**Task prompt**. Write out, exactly and only, the lines that run from the top of the records to the line with "91, 98, 105]". Include both ends; exclude pictures.

==== Supplied material ====

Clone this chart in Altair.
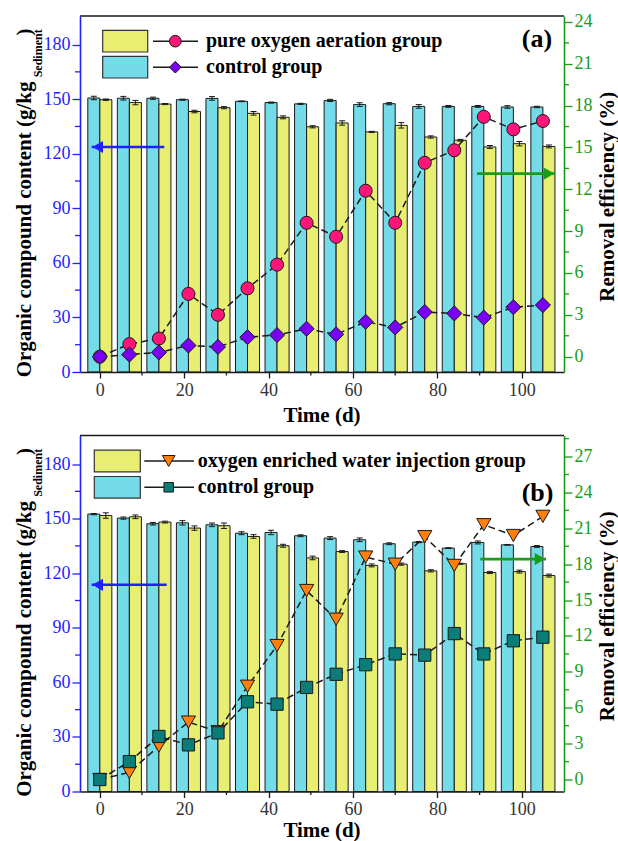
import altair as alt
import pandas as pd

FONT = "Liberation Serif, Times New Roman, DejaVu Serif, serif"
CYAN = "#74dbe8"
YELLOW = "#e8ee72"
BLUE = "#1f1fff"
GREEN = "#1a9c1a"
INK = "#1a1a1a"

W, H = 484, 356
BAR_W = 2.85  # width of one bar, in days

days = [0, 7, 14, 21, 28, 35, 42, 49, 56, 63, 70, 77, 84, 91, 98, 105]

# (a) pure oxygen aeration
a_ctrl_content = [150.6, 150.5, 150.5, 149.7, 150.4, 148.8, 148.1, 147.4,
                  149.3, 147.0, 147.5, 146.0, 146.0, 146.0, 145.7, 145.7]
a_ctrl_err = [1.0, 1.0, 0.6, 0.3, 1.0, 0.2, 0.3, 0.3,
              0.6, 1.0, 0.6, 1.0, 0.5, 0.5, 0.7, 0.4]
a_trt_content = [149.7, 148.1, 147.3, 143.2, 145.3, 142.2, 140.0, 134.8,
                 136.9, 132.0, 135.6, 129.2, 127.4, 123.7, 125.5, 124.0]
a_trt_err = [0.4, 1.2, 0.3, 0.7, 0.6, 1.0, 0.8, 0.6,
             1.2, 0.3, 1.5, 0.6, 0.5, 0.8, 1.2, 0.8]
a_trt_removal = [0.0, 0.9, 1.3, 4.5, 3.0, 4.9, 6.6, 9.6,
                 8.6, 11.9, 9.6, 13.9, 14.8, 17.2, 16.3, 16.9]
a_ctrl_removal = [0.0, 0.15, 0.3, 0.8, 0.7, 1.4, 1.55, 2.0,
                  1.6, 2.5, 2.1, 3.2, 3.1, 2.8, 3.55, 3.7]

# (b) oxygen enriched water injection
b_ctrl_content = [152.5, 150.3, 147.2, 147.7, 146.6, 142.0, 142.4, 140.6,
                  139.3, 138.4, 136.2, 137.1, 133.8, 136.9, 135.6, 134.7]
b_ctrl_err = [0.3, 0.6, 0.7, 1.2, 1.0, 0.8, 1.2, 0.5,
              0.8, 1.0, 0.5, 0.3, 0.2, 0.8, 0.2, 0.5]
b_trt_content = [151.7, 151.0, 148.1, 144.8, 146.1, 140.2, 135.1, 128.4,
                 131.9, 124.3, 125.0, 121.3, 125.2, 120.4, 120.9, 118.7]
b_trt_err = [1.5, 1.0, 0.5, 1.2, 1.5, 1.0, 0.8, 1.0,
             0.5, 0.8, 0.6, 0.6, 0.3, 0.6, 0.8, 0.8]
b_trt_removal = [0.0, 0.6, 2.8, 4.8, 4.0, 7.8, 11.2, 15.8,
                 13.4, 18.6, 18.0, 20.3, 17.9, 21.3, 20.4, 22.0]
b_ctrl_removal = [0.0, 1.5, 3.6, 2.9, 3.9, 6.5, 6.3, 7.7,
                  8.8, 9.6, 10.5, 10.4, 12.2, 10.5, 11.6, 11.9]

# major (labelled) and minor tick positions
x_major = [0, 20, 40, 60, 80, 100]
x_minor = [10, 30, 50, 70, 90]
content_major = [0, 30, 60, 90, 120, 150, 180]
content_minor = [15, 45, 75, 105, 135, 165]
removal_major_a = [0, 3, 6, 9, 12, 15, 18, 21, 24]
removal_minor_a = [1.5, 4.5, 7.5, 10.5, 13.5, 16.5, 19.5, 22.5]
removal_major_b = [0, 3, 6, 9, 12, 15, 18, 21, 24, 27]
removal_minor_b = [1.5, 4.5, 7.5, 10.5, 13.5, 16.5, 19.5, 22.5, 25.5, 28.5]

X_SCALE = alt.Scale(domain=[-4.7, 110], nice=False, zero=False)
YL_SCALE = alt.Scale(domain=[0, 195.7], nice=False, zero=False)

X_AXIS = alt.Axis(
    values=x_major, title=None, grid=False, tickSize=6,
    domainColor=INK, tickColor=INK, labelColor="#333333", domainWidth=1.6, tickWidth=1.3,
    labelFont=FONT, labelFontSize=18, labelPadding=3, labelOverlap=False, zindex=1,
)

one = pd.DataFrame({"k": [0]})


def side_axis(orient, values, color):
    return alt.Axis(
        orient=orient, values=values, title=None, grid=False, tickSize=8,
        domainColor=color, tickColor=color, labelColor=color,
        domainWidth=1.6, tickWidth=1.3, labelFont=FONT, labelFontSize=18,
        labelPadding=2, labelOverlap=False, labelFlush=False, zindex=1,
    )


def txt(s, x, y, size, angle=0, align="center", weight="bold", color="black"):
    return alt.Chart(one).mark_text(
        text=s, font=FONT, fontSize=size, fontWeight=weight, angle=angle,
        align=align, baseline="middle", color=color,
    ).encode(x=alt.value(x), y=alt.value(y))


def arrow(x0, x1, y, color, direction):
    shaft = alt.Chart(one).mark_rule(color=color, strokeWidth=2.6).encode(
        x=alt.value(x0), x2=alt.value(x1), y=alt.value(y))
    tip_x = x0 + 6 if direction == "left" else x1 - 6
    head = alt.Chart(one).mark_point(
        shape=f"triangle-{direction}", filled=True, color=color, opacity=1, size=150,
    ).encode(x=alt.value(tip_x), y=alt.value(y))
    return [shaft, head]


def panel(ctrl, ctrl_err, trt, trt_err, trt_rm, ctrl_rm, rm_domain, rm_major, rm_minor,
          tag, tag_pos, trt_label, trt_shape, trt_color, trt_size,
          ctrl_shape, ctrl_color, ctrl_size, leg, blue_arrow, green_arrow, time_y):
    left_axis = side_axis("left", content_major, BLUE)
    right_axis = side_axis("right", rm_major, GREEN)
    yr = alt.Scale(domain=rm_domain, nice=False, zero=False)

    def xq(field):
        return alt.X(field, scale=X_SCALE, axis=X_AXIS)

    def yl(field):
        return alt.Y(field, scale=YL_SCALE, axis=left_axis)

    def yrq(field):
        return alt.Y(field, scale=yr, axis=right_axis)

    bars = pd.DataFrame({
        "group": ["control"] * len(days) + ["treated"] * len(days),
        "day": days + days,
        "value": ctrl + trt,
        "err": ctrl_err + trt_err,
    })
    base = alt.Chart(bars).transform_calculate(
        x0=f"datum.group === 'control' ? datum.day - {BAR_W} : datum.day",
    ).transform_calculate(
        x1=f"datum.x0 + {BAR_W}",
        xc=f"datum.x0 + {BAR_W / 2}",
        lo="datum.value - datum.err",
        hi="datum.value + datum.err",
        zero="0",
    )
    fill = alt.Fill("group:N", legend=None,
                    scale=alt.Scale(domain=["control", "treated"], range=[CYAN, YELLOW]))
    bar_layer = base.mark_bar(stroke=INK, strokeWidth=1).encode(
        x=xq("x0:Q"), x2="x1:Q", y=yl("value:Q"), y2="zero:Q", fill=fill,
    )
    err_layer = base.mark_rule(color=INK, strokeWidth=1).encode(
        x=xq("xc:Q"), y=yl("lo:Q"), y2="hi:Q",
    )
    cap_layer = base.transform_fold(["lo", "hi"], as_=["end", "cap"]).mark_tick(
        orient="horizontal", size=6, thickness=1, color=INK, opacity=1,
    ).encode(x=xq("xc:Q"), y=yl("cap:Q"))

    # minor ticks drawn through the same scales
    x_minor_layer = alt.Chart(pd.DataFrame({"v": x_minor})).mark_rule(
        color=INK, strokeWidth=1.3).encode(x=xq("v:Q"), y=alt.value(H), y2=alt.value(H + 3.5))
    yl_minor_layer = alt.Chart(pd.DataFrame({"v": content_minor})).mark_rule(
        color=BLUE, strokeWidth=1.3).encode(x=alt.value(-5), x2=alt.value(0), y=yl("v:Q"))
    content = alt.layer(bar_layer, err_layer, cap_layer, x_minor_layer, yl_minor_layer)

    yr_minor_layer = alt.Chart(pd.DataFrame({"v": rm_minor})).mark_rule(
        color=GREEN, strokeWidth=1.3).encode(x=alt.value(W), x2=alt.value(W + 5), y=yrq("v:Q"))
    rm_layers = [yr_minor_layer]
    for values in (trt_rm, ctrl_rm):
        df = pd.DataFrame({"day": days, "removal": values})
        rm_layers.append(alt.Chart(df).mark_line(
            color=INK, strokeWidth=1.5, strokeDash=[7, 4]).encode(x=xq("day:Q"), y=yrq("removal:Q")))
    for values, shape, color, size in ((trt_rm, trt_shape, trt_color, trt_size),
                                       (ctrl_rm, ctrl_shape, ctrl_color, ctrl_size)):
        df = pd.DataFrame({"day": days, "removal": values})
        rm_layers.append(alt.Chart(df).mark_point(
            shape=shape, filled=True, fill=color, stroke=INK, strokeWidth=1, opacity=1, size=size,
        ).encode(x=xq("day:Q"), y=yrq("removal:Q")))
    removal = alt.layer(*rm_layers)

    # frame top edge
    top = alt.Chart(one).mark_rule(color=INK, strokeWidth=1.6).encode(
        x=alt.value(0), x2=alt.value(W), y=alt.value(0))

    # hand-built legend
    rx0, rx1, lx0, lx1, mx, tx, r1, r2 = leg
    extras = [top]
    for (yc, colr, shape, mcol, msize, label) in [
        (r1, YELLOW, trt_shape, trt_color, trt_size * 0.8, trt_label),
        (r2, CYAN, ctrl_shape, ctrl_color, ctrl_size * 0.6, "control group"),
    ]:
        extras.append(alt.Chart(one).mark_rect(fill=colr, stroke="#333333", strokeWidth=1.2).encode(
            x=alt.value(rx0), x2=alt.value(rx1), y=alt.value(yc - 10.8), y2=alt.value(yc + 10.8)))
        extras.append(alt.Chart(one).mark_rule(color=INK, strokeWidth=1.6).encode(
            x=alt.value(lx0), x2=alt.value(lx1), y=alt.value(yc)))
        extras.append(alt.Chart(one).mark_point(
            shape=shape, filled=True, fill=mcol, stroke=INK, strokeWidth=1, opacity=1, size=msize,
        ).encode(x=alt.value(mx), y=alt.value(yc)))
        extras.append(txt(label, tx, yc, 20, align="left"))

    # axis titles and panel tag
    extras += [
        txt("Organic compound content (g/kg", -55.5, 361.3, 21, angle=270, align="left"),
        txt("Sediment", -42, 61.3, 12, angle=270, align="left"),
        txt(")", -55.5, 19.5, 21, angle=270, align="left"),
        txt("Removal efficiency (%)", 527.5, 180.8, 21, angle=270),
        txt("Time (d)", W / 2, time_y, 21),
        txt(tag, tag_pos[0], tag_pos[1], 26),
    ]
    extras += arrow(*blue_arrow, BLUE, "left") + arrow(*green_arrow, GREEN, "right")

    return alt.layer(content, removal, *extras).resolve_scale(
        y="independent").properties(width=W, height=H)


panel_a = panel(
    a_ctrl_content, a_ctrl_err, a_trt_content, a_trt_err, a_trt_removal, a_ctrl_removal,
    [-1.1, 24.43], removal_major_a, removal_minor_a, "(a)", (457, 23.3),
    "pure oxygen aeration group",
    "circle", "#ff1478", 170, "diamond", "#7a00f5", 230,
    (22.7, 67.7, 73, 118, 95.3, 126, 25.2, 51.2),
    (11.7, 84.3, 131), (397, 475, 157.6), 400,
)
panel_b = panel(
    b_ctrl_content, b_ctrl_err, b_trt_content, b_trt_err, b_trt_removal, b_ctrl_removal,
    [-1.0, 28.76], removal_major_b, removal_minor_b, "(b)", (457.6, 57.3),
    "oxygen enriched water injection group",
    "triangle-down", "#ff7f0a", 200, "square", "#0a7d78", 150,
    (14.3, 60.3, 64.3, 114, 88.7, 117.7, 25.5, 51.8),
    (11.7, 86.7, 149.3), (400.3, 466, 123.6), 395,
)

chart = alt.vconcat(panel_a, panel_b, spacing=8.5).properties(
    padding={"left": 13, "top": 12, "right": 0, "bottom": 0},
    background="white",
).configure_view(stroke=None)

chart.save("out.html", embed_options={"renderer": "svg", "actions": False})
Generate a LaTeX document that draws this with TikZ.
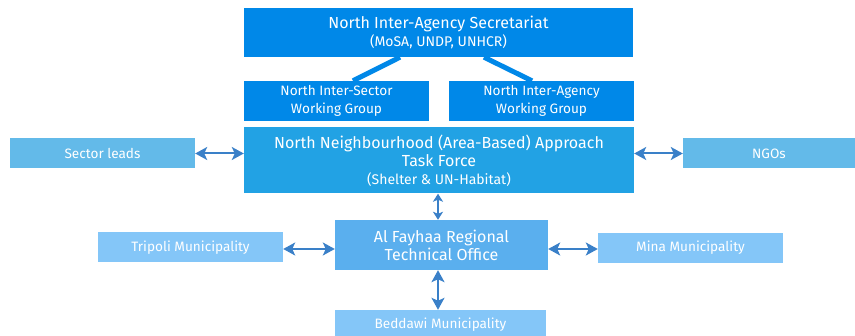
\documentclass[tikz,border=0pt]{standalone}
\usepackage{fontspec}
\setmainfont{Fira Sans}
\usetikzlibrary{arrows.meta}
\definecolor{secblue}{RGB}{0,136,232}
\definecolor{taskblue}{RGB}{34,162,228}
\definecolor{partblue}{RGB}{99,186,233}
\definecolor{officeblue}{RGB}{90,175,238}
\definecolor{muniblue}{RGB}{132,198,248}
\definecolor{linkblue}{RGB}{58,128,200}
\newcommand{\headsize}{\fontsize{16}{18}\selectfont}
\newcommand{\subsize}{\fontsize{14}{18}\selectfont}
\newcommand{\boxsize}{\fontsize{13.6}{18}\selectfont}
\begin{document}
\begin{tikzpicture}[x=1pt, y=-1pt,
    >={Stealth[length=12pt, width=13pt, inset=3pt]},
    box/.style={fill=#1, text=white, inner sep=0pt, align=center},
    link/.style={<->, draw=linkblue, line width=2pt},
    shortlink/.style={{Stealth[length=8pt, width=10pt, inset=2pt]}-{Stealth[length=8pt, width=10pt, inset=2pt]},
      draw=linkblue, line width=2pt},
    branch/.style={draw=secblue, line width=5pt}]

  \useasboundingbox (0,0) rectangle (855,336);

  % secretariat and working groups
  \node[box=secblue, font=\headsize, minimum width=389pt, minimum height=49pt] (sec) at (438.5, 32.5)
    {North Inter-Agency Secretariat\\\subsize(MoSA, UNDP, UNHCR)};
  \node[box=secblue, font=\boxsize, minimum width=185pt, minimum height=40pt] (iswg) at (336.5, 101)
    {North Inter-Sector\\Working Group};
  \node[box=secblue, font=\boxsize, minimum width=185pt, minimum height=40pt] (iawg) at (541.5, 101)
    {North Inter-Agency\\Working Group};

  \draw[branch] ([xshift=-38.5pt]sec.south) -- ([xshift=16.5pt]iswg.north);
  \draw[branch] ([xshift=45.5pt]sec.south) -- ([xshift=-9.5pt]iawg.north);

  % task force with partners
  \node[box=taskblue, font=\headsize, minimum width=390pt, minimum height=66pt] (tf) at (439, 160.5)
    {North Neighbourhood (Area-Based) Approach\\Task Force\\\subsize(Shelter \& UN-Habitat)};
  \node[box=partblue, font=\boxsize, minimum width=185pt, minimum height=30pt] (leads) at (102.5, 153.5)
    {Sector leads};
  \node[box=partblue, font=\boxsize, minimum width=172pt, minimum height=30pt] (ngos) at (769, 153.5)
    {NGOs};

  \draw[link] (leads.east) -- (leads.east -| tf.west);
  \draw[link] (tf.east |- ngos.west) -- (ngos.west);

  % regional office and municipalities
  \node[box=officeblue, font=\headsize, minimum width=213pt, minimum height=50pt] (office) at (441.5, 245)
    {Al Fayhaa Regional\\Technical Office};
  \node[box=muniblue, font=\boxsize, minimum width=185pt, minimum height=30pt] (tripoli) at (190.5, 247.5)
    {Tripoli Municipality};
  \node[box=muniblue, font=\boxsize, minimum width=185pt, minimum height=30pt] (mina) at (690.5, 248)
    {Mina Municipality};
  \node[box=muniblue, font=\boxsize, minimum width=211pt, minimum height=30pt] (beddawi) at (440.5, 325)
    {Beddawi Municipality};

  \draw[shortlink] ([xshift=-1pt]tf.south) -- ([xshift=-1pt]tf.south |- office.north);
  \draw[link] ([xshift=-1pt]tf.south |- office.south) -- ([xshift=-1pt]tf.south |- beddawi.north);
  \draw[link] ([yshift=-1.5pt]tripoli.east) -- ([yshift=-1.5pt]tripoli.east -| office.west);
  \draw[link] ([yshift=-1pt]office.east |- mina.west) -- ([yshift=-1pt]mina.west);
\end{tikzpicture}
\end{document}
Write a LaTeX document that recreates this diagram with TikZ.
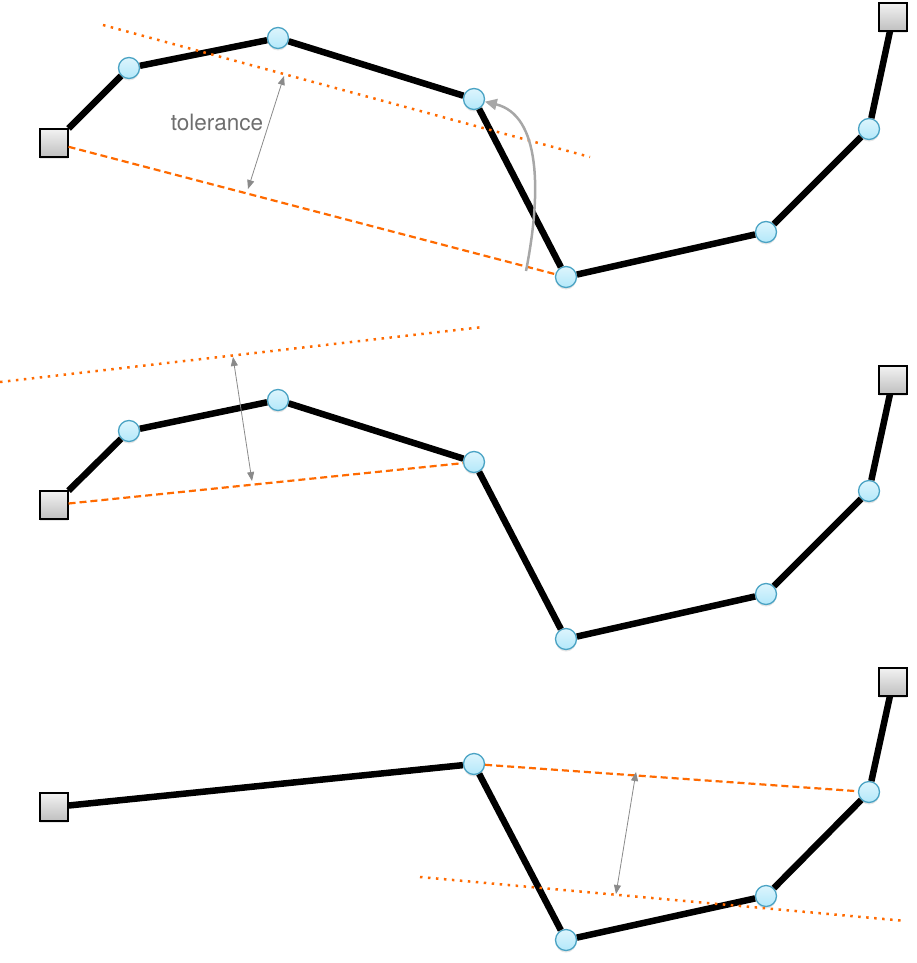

====

**Output below**.
Clone this chart in Altair.
import altair as alt
import pandas as pd

FONT = "Liberation Serif, Times New Roman, DejaVu Serif, serif"
CYAN = "#74dbe8"
YELLOW = "#e8ee72"
BLUE = "#1f1fff"
GREEN = "#1a9c1a"
INK = "#1a1a1a"

W, H = 484, 356
BAR_W = 2.85  # width of one bar, in days

days = [0, 7, 14, 21, 28, 35, 42, 49, 56, 63, 70, 77, 84, 91, 98, 105]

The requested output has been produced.